--- start Source material ---

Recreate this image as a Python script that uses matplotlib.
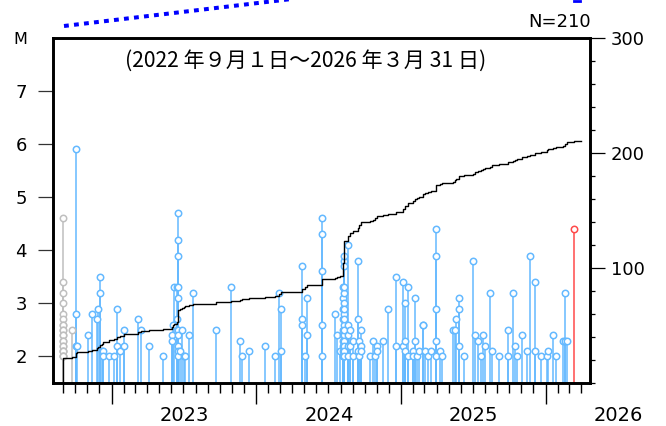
import datetime as dt
import numpy as np
import matplotlib
matplotlib.use("Agg")
import matplotlib.pyplot as plt
import matplotlib.dates as mdates
import matplotlib.ticker as mticker
import matplotlib.transforms as mtrans
from matplotlib.lines import Line2D

# hypocentre list: (date, magnitudes on that day)
ev_gray = [
	("2022-09-01", [4.6, 3.4, 3.2, 3.0, 2.8, 2.7, 2.6, 2.6, 2.5, 2.5, 2.4,
	                2.4, 2.3, 2.3, 2.2, 2.2, 2.1, 2.1, 2.1, 2.0, 2.0, 2.0]),
	("2022-09-24", [2.5]),
]
ev_2022 = [
	("2022-10-02", [5.9, 2.8, 2.2]), ("2022-10-06", [2.2]),
	("2022-11-03", [2.4]), ("2022-11-12", [2.8]), ("2022-11-26", [2.7]),
	("2022-11-28", [2.9]), ("2022-12-03", [3.5, 3.2]), ("2022-12-07", [2.1]),
	("2022-12-11", [2.1, 2.0]), ("2022-12-26", [2.0]),
]
ev_2023 = [
	("2023-01-06", [2.0]), ("2023-01-15", [2.9, 2.2]), ("2023-01-21", [2.1]),
	("2023-02-01", [2.5, 2.2]), ("2023-03-09", [2.7]), ("2023-03-15", [2.5]),
	("2023-04-06", [2.2]), ("2023-05-10", [2.0]),
	("2023-06-02", [2.4, 2.3]), ("2023-06-06", [2.6]), ("2023-06-08", [3.3]),
	("2023-06-14", [3.3, 2.7]),
	("2023-06-18", [4.7, 4.2, 3.9, 3.3, 3.1, 2.5, 2.4, 2.2, 2.1, 2.0]),
	("2023-06-22", [2.1]), ("2023-06-28", [2.5]), ("2023-07-02", [2.0]),
	("2023-07-06", [2.0]), ("2023-07-16", [2.4]), ("2023-07-25", [3.2]),
	("2023-09-21", [2.5]), ("2023-10-29", [3.3]), ("2023-11-21", [2.3]),
	("2023-11-26", [2.0]), ("2023-12-14", [2.1]),
]
ev_2024 = [
	("2024-01-24", [2.2]), ("2024-02-18", [2.0]), ("2024-02-28", [3.2]),
	("2024-03-03", [2.9, 2.1]), ("2024-04-26", [3.7, 2.7, 2.6]),
	("2024-05-04", [2.0]), ("2024-05-08", [3.1, 2.4]),
	("2024-06-15", [4.6, 4.3, 3.6, 2.6, 2.0]),
	("2024-07-18", [2.8]), ("2024-07-23", [2.4]), ("2024-07-31", [2.1]),
	("2024-08-07", [2.5, 2.3, 2.1]),
	("2024-08-08", [3.3, 3.1, 2.9, 2.7, 2.4, 2.2, 2.0, 2.0]),
	("2024-08-09", [3.8, 3.7, 3.2, 3.0, 2.8, 2.6, 2.4, 2.3, 2.1, 2.0, 2.0]),
	("2024-08-10", [3.9, 3.3, 2.9, 2.7, 2.5, 2.2, 2.1, 2.0]),
	("2024-08-21", [4.1, 2.6, 2.4, 2.2, 2.0]), ("2024-08-25", [2.5, 2.2]),
	("2024-09-02", [2.3, 2.0]), ("2024-09-13", [3.8, 2.7, 2.1]),
	("2024-09-17", [2.3, 2.0]), ("2024-09-21", [2.2, 2.1]), ("2024-09-23", [2.5]),
	("2024-10-15", [2.0]), ("2024-10-21", [2.3]), ("2024-10-28", [2.0]),
	("2024-10-31", [2.2, 2.1]), ("2024-11-17", [2.3]), ("2024-11-30", [2.9]),
	("2024-12-19", [3.5, 2.2]),
]
ev_2025 = [
	("2025-01-05", [3.4, 2.2]), ("2025-01-12", [3.0, 2.3, 2.1]),
	("2025-01-18", [3.3, 2.0]), ("2025-01-30", [2.1, 2.0]),
	("2025-02-05", [3.1, 2.3]), ("2025-02-10", [2.0]), ("2025-02-14", [2.1]),
	("2025-02-25", [2.6, 2.6]), ("2025-03-03", [2.1]), ("2025-03-11", [2.0]),
	("2025-03-18", [2.1]), ("2025-03-30", [4.4, 3.9, 2.9, 2.3, 2.0]),
	("2025-04-09", [2.1]), ("2025-04-15", [2.0]), ("2025-05-13", [2.5]),
	("2025-05-18", [2.5]), ("2025-05-20", [2.7]), ("2025-05-28", [3.1, 2.9, 2.2]),
	("2025-06-10", [2.0]), ("2025-07-01", [3.8]), ("2025-07-07", [2.4]),
	("2025-07-14", [2.3]), ("2025-07-21", [2.0]), ("2025-07-26", [2.4]),
	("2025-08-01", [2.2]), ("2025-08-13", [3.2]), ("2025-08-18", [2.1]),
	("2025-09-05", [2.0]), ("2025-09-27", [2.5, 2.0]), ("2025-10-11", [3.2]),
	("2025-10-15", [2.2]), ("2025-10-20", [2.0]), ("2025-11-03", [2.4]),
	("2025-11-14", [2.1]), ("2025-11-23", [3.9]), ("2025-12-04", [3.4, 2.1]),
	("2025-12-20", [2.0]),
]
ev_2026 = [
	("2026-01-04", [2.0]), ("2026-01-06", [2.1]), ("2026-01-19", [2.4]),
	("2026-01-28", [2.0]), ("2026-02-13", [2.3]), ("2026-02-20", [3.2, 2.3]),
	("2026-02-24", [2.3]),
]
ev_red = [("2026-03-14", [4.4])]

period_start = "2022-09-01"
period_end = "2026-03-31"
year_labels = [2023, 2024, 2025, 2026]

W, H = 666, 426
M_BASE = 1.5


def unpack(groups):
	d, m = [], []
	for day, mags in groups:
		for v in mags:
			d.append(dt.datetime.fromisoformat(day))
			m.append(v)
	return mdates.date2num(d), np.array(m)


def px(x, y):
	# pixel position (origin top-left) -> figure fraction
	return x / W, 1 - y / H


def stems(ax, groups, color):
	d, m = unpack(groups)
	ax.vlines(d, M_BASE, m, color=color, lw=1.1, zorder=2)
	ax.plot(d, m, 'o', ls='none', ms=4.6, mfc='white', mec=color, mew=1.1, zorder=3)


plt.rcParams['font.family'] = ['DejaVu Sans']

fig = plt.figure(figsize=(W / 100, H / 100), dpi=100)
l, b = px(53, 383)
r, t = px(590, 37.7)
ax = fig.add_axes([l, b, r - l, t - b])

blue = '#64b9ff'
stems(ax, ev_gray, '#bfbfbf')
for g in [ev_2022, ev_2023, ev_2024, ev_2025, ev_2026]:
	stems(ax, g, blue)
stems(ax, ev_red, '#ff4a4a')

ax.set_xlim(mdates.date2num(dt.datetime(2022, 8, 6)), mdates.date2num(dt.datetime(2026, 4, 23)))
ax.set_ylim(M_BASE, 8)
ax.set_yticks([2, 3, 4, 5, 6, 7])
ax.tick_params(axis='y', direction='out', length=10.8, width=0.9, color='#333333',
               labelsize=13, pad=8)
ax.xaxis.set_major_locator(mdates.YearLocator())
ax.xaxis.set_minor_locator(mdates.MonthLocator())
ax.xaxis.set_major_formatter(mticker.NullFormatter())
ax.tick_params(axis='x', which='major', direction='out', length=15, width=1)
ax.tick_params(axis='x', which='minor', direction='out', length=7.5, width=1)

# cumulative number of events
all_groups = ev_gray + ev_2022 + ev_2023 + ev_2024 + ev_2025 + ev_2026 + ev_red
d_all, m_all = unpack(all_groups)
order = np.argsort(d_all, kind='stable')
d_all = d_all[order]
n = len(d_all)
t0 = mdates.date2num(dt.datetime.fromisoformat(period_start))
t1 = mdates.date2num(dt.datetime.fromisoformat(period_end))
cx = np.concatenate([[t0], d_all, [t1]])
cy = np.concatenate([[0], np.arange(1, n + 1), [n]])

ax2 = ax.twinx()
ax2.step(cx, cy, where='post', color='black', lw=1.0, zorder=4)
ax2.set_ylim(0, 300)
ax2.yaxis.set_major_locator(mticker.FixedLocator([100, 200, 300]))
ax2.yaxis.set_minor_locator(mticker.MultipleLocator(20))
ax2.tick_params(axis='y', which='major', direction='out', length=10.8, width=0.9,
                labelsize=13, pad=4)
ax2.tick_params(axis='y', which='minor', direction='out', length=3.6, width=0.9)

for a in (ax, ax2):
	for s in a.spines.values():
		s.set_linewidth(1.9)

# year labels centred in each year
tr = mtrans.blended_transform_factory(ax.transData, fig.transFigure)
for yr in year_labels:
	ax.text(mdates.date2num(dt.datetime(yr, 7, 3)), px(0, 415.5)[1], str(yr),
	        transform=tr, ha='center', va='center', fontsize=14, clip_on=False)

fig.text(*px(20, 39), "M", ha='center', va='center', fontsize=11.5)
fig.text(*px(590.7, 27.3), f"N={n}", ha='right', va='baseline', fontsize=13)
fig.text(*px(305.5, 61), "(2022 年９月１日～2026 年３月 31 日)", ha='center', va='center',
         fontsize=15.2, family=['Noto Sans CJK JP', 'DejaVu Sans'])

# dotted region outline running off the top
x0, y0 = px(64, 26)
x1, y1 = px(300, -2)
fig.add_artist(Line2D([x0, x1], [y0, y1], transform=fig.transFigure, color='#0000ff',
                      lw=2.9, ls=(0, (1.2, 1.3)), dash_capstyle='butt'))
x2, y2 = px(574, 0.8)
x3, y3 = px(580, 0.8)
fig.add_artist(Line2D([x2, x3], [y2, y3], transform=fig.transFigure, color='#0000ff', lw=2.0))

fig.savefig('out.png', dpi=100)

--- end Source material ---

- _Problem_
Leave out the pictures. Transcribe only the lines above, from the first through the one that contains "from matplotlib.lines import Line2D".

- _Response for this exercise_
Recreate this image as a Python script that uses matplotlib.
import datetime as dt
import numpy as np
import matplotlib
matplotlib.use("Agg")
import matplotlib.pyplot as plt
import matplotlib.dates as mdates
import matplotlib.ticker as mticker
import matplotlib.transforms as mtrans
from matplotlib.lines import Line2D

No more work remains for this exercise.